D’ailleurs, quand on parle d’actualité, on peut penser à cette séquence franchement drôle rappelant l’époque du cinéma de Buster Keaton, alors que le couple circule en voiture, à Montréal. Sylvie raconte plein de trucs sans liens, mais en n’introduisant jamais ses sujets de sorte que Guy ne sait jamais de quoi elle parle. Pendant cette séquence, ils roulent donc en voiture. Et alors que l’accent est mis sur la conversation, ce qui est réellement amusant, c’est de voir à quel point ça brasse parce que les routes sont terriblement maganées.
Il y a évidemment toute cette séquence chez Mado qui traite avec humour de cette chose si terrifiante : les drags queen. Sans oublier les multiples séquences qui servent à mettre de l’avant toutes les notions de genres. D’ailleurs, on sent que les auteurs ne sont pas tant entichés du pronom « iel ». Et on réalise à quel point ça bloque un peut dans la gorge. Comme si ce pronom mélangé ne glisse pas bien dans la bouche. En tout cas…

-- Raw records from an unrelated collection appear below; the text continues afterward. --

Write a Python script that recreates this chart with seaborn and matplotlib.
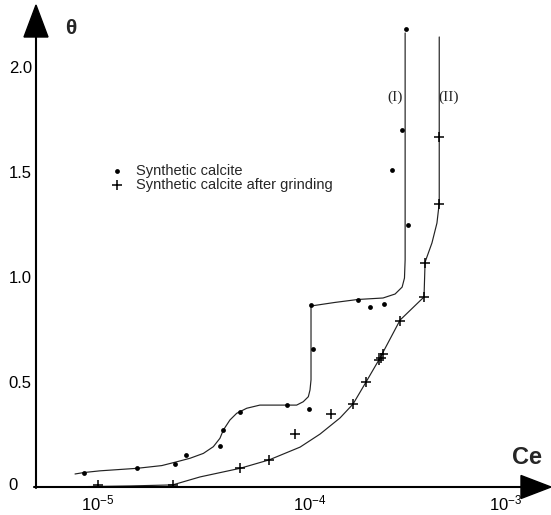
import matplotlib
matplotlib.use("Agg")
import matplotlib.pyplot as plt
import matplotlib.transforms as mtransforms
from matplotlib.patches import Polygon
from matplotlib.lines import Line2D
import seaborn as sns
import pandas as pd

# ---------------- data ----------------
dots_ce = [8.6e-6, 1.52e-5, 2.31e-5, 2.6e-5, 3.76e-5, 3.9e-5, 4.68e-5, 7.8e-5, 9.9e-5,
           1.03e-4, 1.01e-4, 1.68e-4, 1.92e-4, 2.24e-4, 2.44e-4, 2.71e-4, 2.84e-4, 2.89e-4]
dots_theta = [0.068, 0.089, 0.108, 0.152, 0.195, 0.27, 0.358, 0.39, 0.37,
              0.657, 0.867, 0.89, 0.857, 0.87, 1.51, 1.70, 2.18, 1.248]

plus_ce = [1.0e-5, 2.25e-5, 4.68e-5, 6.43e-5, 8.5e-5, 1.26e-4, 1.59e-4, 1.84e-4,
           2.12e-4, 2.16e-4, 2.21e-4, 2.66e-4, 3.45e-4, 3.49e-4, 4.07e-4, 4.07e-4]
plus_theta = [0.01, 0.01, 0.089, 0.129, 0.252, 0.349, 0.395, 0.50,
              0.605, 0.616, 0.635, 0.789, 0.903, 1.068, 1.349, 1.668]

curve1_ce = [7.79e-6, 8.6e-6, 1.022e-5, 1.53e-5, 2.0e-5, 2.35e-5, 2.72e-5, 3.14e-5,
             3.50e-5, 3.76e-5, 3.90e-5, 4.19e-5, 4.51e-5, 5.03e-5, 5.80e-5, 7.76e-5,
             8.65e-5, 9.29e-5, 9.82e-5, 1.0e-4, 1.011e-4, 1.011e-4, 1.313e-4, 1.683e-4,
             2.21e-4, 2.52e-4, 2.72e-4, 2.79e-4, 2.81e-4, 2.81e-4]
curve1_theta = [0.062, 0.069, 0.077, 0.089, 0.102, 0.120, 0.137, 0.160,
                0.192, 0.232, 0.271, 0.319, 0.351, 0.375, 0.390, 0.390,
                0.390, 0.406, 0.430, 0.462, 0.51, 0.862, 0.879, 0.893,
                0.90, 0.919, 0.952, 0.995, 1.081, 2.162]

curve2_ce = [8.97e-6, 1.42e-5, 2.25e-5, 3.03e-5, 4.68e-5, 6.41e-5, 8.98e-5, 1.115e-4,
             1.386e-4, 1.596e-4, 1.838e-4, 2.138e-4, 2.66e-4, 3.45e-4, 3.49e-4, 3.76e-4,
             3.97e-4, 4.07e-4, 4.07e-4]
curve2_theta = [0.002, 0.005, 0.010, 0.048, 0.089, 0.129, 0.190, 0.252,
                0.329, 0.395, 0.50, 0.614, 0.795, 0.905, 1.071, 1.162,
                1.257, 1.352, 2.143]

series_names = ["Synthetic calcite", "Synthetic calcite after grinding"]
curve_labels = ["(I)", "(II)"]
ytick_vals = [0, 0.5, 1.0, 1.5, 2.0]
ytick_labels = ["0", "0.5", "1.0", "1.5", "2.0"]
xtick_vals = [1e-5, 1e-4, 1e-3]
xtick_labels = [r"10$^{-5}$", r"10$^{-4}$", r"10$^{-3}$"]

# ---------------- figure ----------------
sns.set_style("white")
plt.rcParams["font.family"] = ["Liberation Sans", "DejaVu Sans"]
plt.rcParams["mathtext.fontset"] = "custom"
plt.rcParams["mathtext.rm"] = "Liberation Sans"
plt.rcParams["mathtext.it"] = "Liberation Sans"
plt.rcParams["mathtext.bf"] = "Liberation Sans:bold"

W, H = 551, 515
fig = plt.figure(figsize=(W / 100, H / 100), dpi=100)
ax = fig.add_axes([36 / W, 28 / H, 515 / W, 482 / H])
ax.set_xscale("log")
ax.set_xlim(10 ** -5.2925, 10 ** (-5 + 453 / 212))
ax.set_ylim(0, 482 / 210)
for s in ax.spines.values():
    s.set_visible(False)

df_c1 = pd.DataFrame({"Ce": curve1_ce, "theta": curve1_theta})
df_c2 = pd.DataFrame({"Ce": curve2_ce, "theta": curve2_theta})
sns.lineplot(data=df_c1, x="Ce", y="theta", sort=False, estimator=None,
             color="#222222", lw=0.85, ax=ax)
sns.lineplot(data=df_c2, x="Ce", y="theta", sort=False, estimator=None,
             color="#222222", lw=0.85, ax=ax)

df_d = pd.DataFrame({"Ce": dots_ce, "theta": dots_theta})
df_p = pd.DataFrame({"Ce": plus_ce, "theta": plus_theta})
sns.scatterplot(data=df_d, x="Ce", y="theta", marker="o", s=12, color="black",
                linewidth=0, ax=ax, label=series_names[0], zorder=5)
sns.scatterplot(data=df_p, x="Ce", y="theta", marker="+", s=45, color="black",
                linewidth=1.1, ax=ax, label=series_names[1], zorder=5)

ax.set_xlabel("")
ax.set_ylabel("")

# ticks
ax.minorticks_off()
ax.set_xticks(xtick_vals)
ax.set_xticklabels(xtick_labels)
ax.set_yticks(ytick_vals)
ax.set_yticklabels(ytick_labels)
ax.tick_params(axis="both", direction="in", length=5, width=1.5, color="black",
               labelsize=12, labelcolor="black")
ax.tick_params(axis="x", pad=5)
ax.tick_params(axis="y", pad=3)
xl = ax.get_xticklabels()
xl[2].set_ha("right")
yl = ax.get_yticklabels()
yl[0].set_transform(yl[0].get_transform() +
                    mtransforms.ScaledTranslation(-14 / 100, 3 / 100, fig.dpi_scale_trans))


def fx(x):
    return x / W


def fy(y):
    return (H - y) / H


# axis lines with arrows (figure pixel coordinates)
fig.add_artist(Line2D([fx(34), fx(524)], [fy(487), fy(487)], color="black", lw=1.5))
fig.add_artist(Line2D([fx(36), fx(36)], [fy(488), fy(35)], color="black", lw=1.5))
fig.add_artist(Polygon([(fx(521), fy(475.5)), (fx(551), fy(487)), (fx(521), fy(498.5))],
                       closed=True, color="black", transform=fig.transFigure))
fig.add_artist(Polygon([(fx(24), fy(37)), (fx(36), fy(5)), (fx(48), fy(37))],
                       closed=True, color="black", transform=fig.transFigure))

# axis titles
fig.text(fx(71), fy(29), "θ", fontsize=15, fontweight="bold", ha="center", va="center")
fig.text(fx(527), fy(458), "Ce", fontsize=17, fontweight="bold", ha="center", va="center")

# curve labels
fig.text(fx(395), fy(97), curve_labels[0], fontsize=11, family="Liberation Serif",
         ha="center", va="center")
fig.text(fx(449), fy(97), curve_labels[1], fontsize=11, family="Liberation Serif",
         ha="center", va="center")

# legend
leg = ax.legend(loc="upper left", bbox_to_anchor=(fx(113), fy(164)),
                bbox_transform=fig.transFigure, frameon=False, fontsize=10.5,
                handlelength=0.6, handletextpad=1.0, labelspacing=0.0,
                borderpad=0, borderaxespad=0)

fig.savefig("out.png", dpi=100)
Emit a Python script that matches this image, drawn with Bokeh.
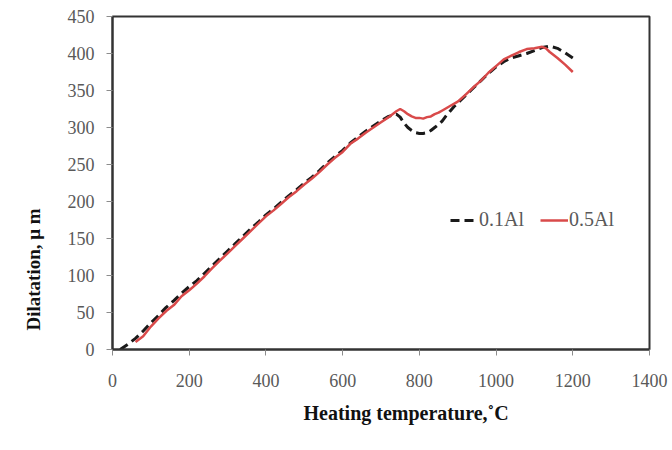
from bokeh.plotting import figure
from bokeh.models import Title, Legend, LegendItem, Range1d, FixedTicker
from bokeh.embed import file_html
from bokeh.resources import INLINE

# 0.5Al (red, solid)
x_05 = [60, 80, 100, 120, 140, 160, 180, 200, 220, 240, 260, 280, 300, 320, 340, 360, 380, 400,
        420, 440, 460, 480, 500, 520, 540, 560, 580, 600, 620, 640, 660, 680, 700, 720, 740, 750,
        760, 770, 780, 790, 800, 810, 820, 830, 840, 850, 860, 870, 880, 890, 900, 920, 940, 960,
        980, 1000, 1020, 1040, 1060, 1080, 1100, 1120, 1130, 1140, 1160, 1180, 1200]
y_05 = [10, 18, 31, 42, 52, 60, 72, 80, 89, 99, 110, 120, 130, 140, 150, 160, 170, 180,
        188, 197, 206, 214, 223, 231, 240, 250, 259, 267, 278, 285, 293, 300, 307, 314, 322, 325,
        322, 318, 315, 313, 313, 312, 314, 315, 318, 320, 323, 326, 329, 332, 335, 344, 354, 363,
        374, 383, 392, 397, 402, 406, 407, 409, 407, 402, 394, 385, 375]

# 0.1Al (black, dashed)
x_01 = [20, 40, 60, 80, 100, 120, 140, 160, 180, 200, 220, 240, 260, 280, 300, 320, 340, 360, 380,
        400, 420, 440, 460, 480, 500, 520, 540, 560, 580, 600, 620, 640, 660, 680, 700, 720, 740,
        750, 760, 770, 780, 790, 800, 810, 820, 830, 840, 850, 860, 870, 880, 890, 900, 920, 940,
        960, 980, 1000, 1020, 1040, 1060, 1080, 1100, 1120, 1140, 1160, 1180, 1200]
y_01 = [0, 7, 15, 25, 36, 46, 57, 66, 76, 85, 93, 103, 113, 123, 133, 143, 153, 163, 172,
        182, 190, 199, 208, 216, 225, 233, 242, 252, 261, 269, 279, 287, 295, 302, 309, 315, 318,
        314, 306, 300, 296, 293, 292, 292, 293, 296, 300, 304, 309, 316, 322, 328, 333, 343, 353,
        363, 373, 382, 389, 394, 397, 400, 404, 408, 410, 407, 401, 394]

x_ticks = [0, 200, 400, 600, 800, 1000, 1200, 1400]
y_ticks = [0, 50, 100, 150, 200, 250, 300, 350, 400, 450]

FONT = "Liberation Serif"
GRAY = "#595959"

p = figure(frame_width=537, frame_height=333, output_backend="svg", toolbar_location=None,
           min_border_left=112, min_border_right=23, min_border_top=16, min_border_bottom=101,
           x_range=Range1d(0, 1400), y_range=Range1d(0, 450))
p.background_fill_color = "white"
p.border_fill_color = "white"
p.outline_line_color = "#333333"
p.outline_line_width = 2
p.xgrid.visible = False
p.ygrid.visible = False

for ax in (p.xaxis[0], p.yaxis[0]):
    ax.axis_line_color = "#333333"
    ax.axis_line_width = 2
    ax.major_tick_line_color = "#8c8c8c"
    ax.major_tick_out = 6
    ax.major_tick_in = 0
    ax.minor_tick_line_color = None
    ax.major_label_text_font = FONT
    ax.major_label_text_font_size = "18px"
    ax.major_label_text_color = GRAY
p.xaxis[0].ticker = FixedTicker(ticks=x_ticks)
p.yaxis[0].ticker = FixedTicker(ticks=y_ticks)
p.xaxis[0].major_label_standoff = 18
p.yaxis[0].major_label_standoff = 12

r01 = p.line(x_01, y_01, line_color="#1a1a1a", line_width=3, line_dash="9 5")
r05 = p.line(x_05, y_05, line_color="#d94a4a", line_width=2.5)

legend = Legend(items=[LegendItem(label="0.1Al", renderers=[r01]),
                       LegendItem(label="0.5Al", renderers=[r05])],
                location=(338, 118), orientation="horizontal",
                label_text_font=FONT, label_text_font_size="20px", label_text_color=GRAY,
                glyph_width=28, label_standoff=1, spacing=16, padding=0, margin=0,
                border_line_color=None, background_fill_alpha=0)
p.add_layout(legend)

ytitle = Title(text="Dilatation,  μ m", align="left", offset=19, standoff=41,
               text_font=FONT, text_font_style="bold", text_font_size="19px",
               text_color="#111111")
p.add_layout(ytitle, "left")
xtitle = Title(text="Heating temperature,˚C", align="left", offset=191, standoff=20,
               text_font=FONT, text_font_style="bold", text_font_size="20px",
               text_color="#111111")
p.add_layout(xtitle, "below")

open("out.html", "w").write(file_html(p, INLINE))
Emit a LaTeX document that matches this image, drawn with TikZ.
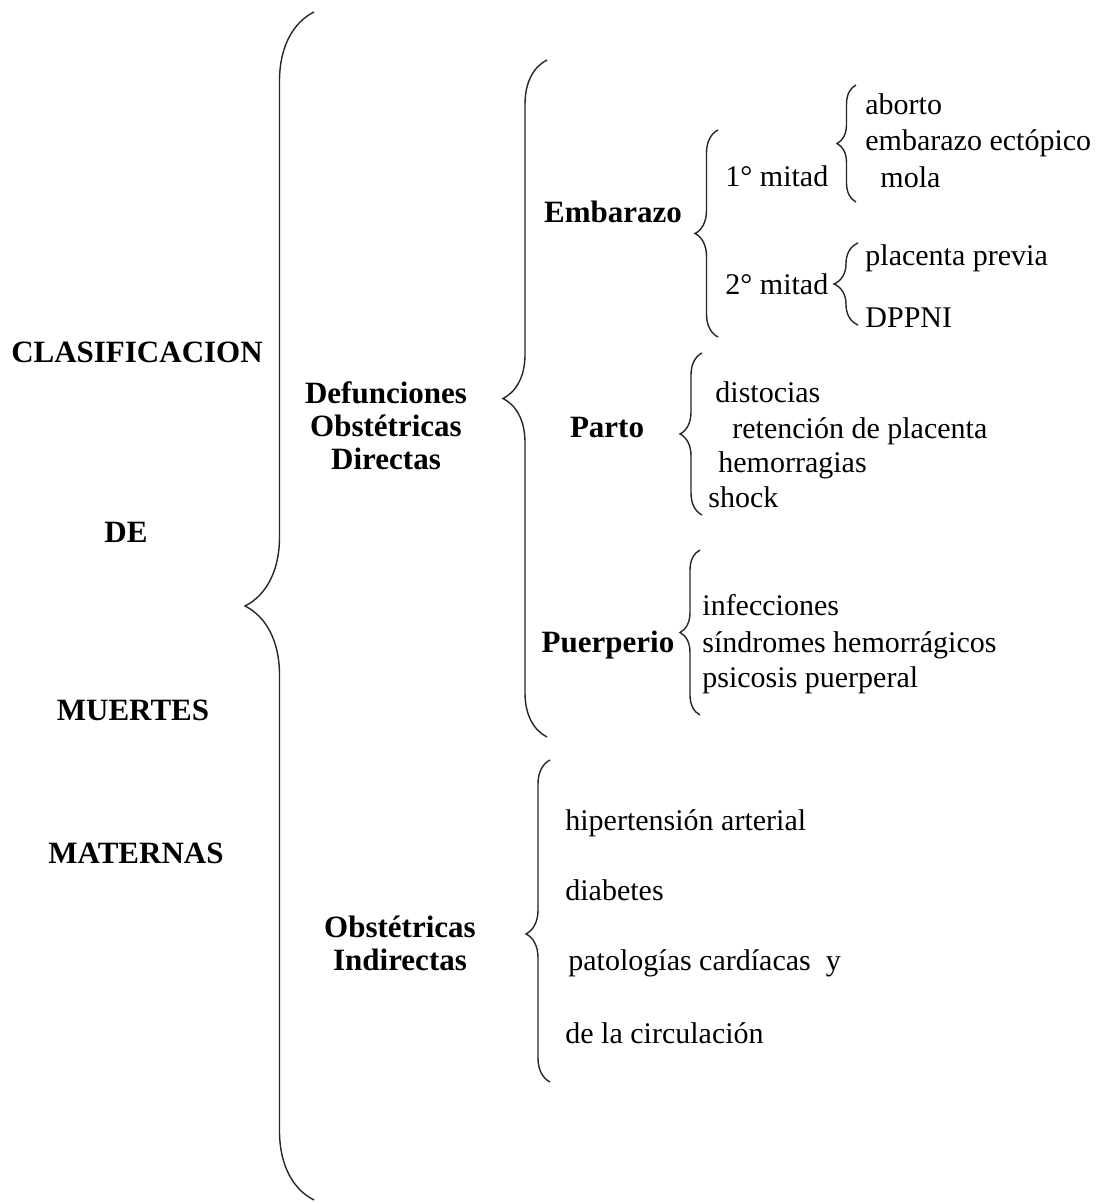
\documentclass[tikz,border=0pt]{standalone}
\usepackage{fontspec}
\setmainfont{Liberation Serif}
\usetikzlibrary{decorations.pathreplacing}

\begin{document}
\begin{tikzpicture}[x=0.5pt,y=-0.5pt,
  titulo/.style={font=\fontsize{15.5}{16.5}\selectfont\bfseries, inner sep=0pt, align=center},
  item/.style={font=\fontsize{15}{18}\selectfont, inner sep=0pt, anchor=base west},
  llave/.style={decorate, decoration={brace, amplitude=#1}, line width=0.7pt, black!85}]
  \useasboundingbox (0,0) rectangle (1115,1203);
  % columna izquierda
  \node[titulo, anchor=base] (clas) at (137,362) {CLASIFICACION};
  \node[titulo, anchor=base] (de) at (126,542) {DE};
  \node[titulo, anchor=base] (muertes) at (133,720) {MUERTES};
  \node[titulo, anchor=base] (maternas) at (136,863) {MATERNAS};
  \coordinate (gA) at (314,1200);
  \coordinate (gB) at (314,12);
  \draw[llave=34.5pt] (gA) -- (gB);
  % directas
  \node[titulo] (dod) at (386,426) {Defunciones\\Obstétricas\\Directas};
  \coordinate (dA) at (547,737);
  \coordinate (dB) at (547,60);
  \draw[llave=22pt] (dA) -- (dB);
  \node[titulo, anchor=base] (emb) at (613,223) {Embarazo};
  \node[titulo, anchor=base] (parto) at (607,437) {Parto};
  \node[titulo, anchor=base] (puerp) at (608,652) {Puerperio};
  % embarazo
  \coordinate (eA) at (718,337);
  \coordinate (eB) at (718,130);
  \draw[llave=11.5pt] (eA) -- (eB);
  \node[item] (m1) at (725,187) {1° mitad};
  \node[item] (m2) at (725,295) {2° mitad};
  \coordinate (uA) at (856,202);
  \coordinate (uB) at (856,85);
  \draw[llave=9.5pt] (uA) -- (uB);
  \node[item] (abor) at (865,115) {aborto};
  \node[item] (ecto) at (865,151) {embarazo ectópico};
  \node[item] (mola) at (880,188) {mola};
  \coordinate (sA) at (858,325);
  \coordinate (sB) at (858,243);
  \draw[llave=12pt] (sA) -- (sB);
  \node[item] (prev) at (865,266) {placenta previa};
  \node[item] (dppni) at (865,328) {DPPNI};
  % parto
  \coordinate (pA) at (702,515);
  \coordinate (pB) at (702,353);
  \draw[llave=11pt] (pA) -- (pB);
  \node[item] (dist) at (715,402) {distocias};
  \node[item] (ret) at (732,438) {retención de placenta};
  \node[item] (hem) at (718,472) {hemorragias};
  \node[item] (shock) at (708,507) {shock};
  % puerperio
  \coordinate (qA) at (700,715);
  \coordinate (qB) at (700,550);
  \draw[llave=10pt] (qA) -- (qB);
  \node[item] (inf) at (702,615) {infecciones};
  \node[item] (sind) at (702,652) {síndromes hemorrágicos};
  \node[item] (psic) at (702,687) {psicosis puerperal};
  % indirectas
  \node[titulo] (oi) at (400,943) {Obstétricas\\Indirectas};
  \coordinate (iA) at (550,1082);
  \coordinate (iB) at (550,760);
  \draw[llave=12pt, decoration={aspect=0.46}] (iA) -- (iB);
  \node[item] (hta) at (565,830) {hipertensión arterial};
  \node[item] (diab) at (565,900) {diabetes};
  \node[item] (card) at (568,970) {patologías cardíacas\ \ y};
  \node[item] (circ) at (565,1043) {de la circulación};
\end{tikzpicture}
\end{document}
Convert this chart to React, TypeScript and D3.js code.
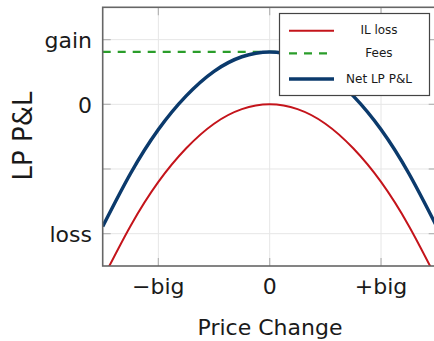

Il est rare que le retour d’une série absente depuis plusieurs années soit une réussite. Disons qu’il faudra se souvenir de 2023 comme d’une bonne année à ce niveau alors que deux séries ont réussi leur retour. Après La Petite Vie un peu plus tôt cette année, c’est au tour de Un gars, une fille de réussir le pari.
Je finirai en mentionnant que vous n’avez pas besoin d’être un inconditionnel pour apprécier la nouvelle saison. Si vous connaissez quelques personnages, vous serez en mesure d’apprécier pleinement la série.
Un gars, une fille sera disponible dès le 4 janvier sur Tou.tv.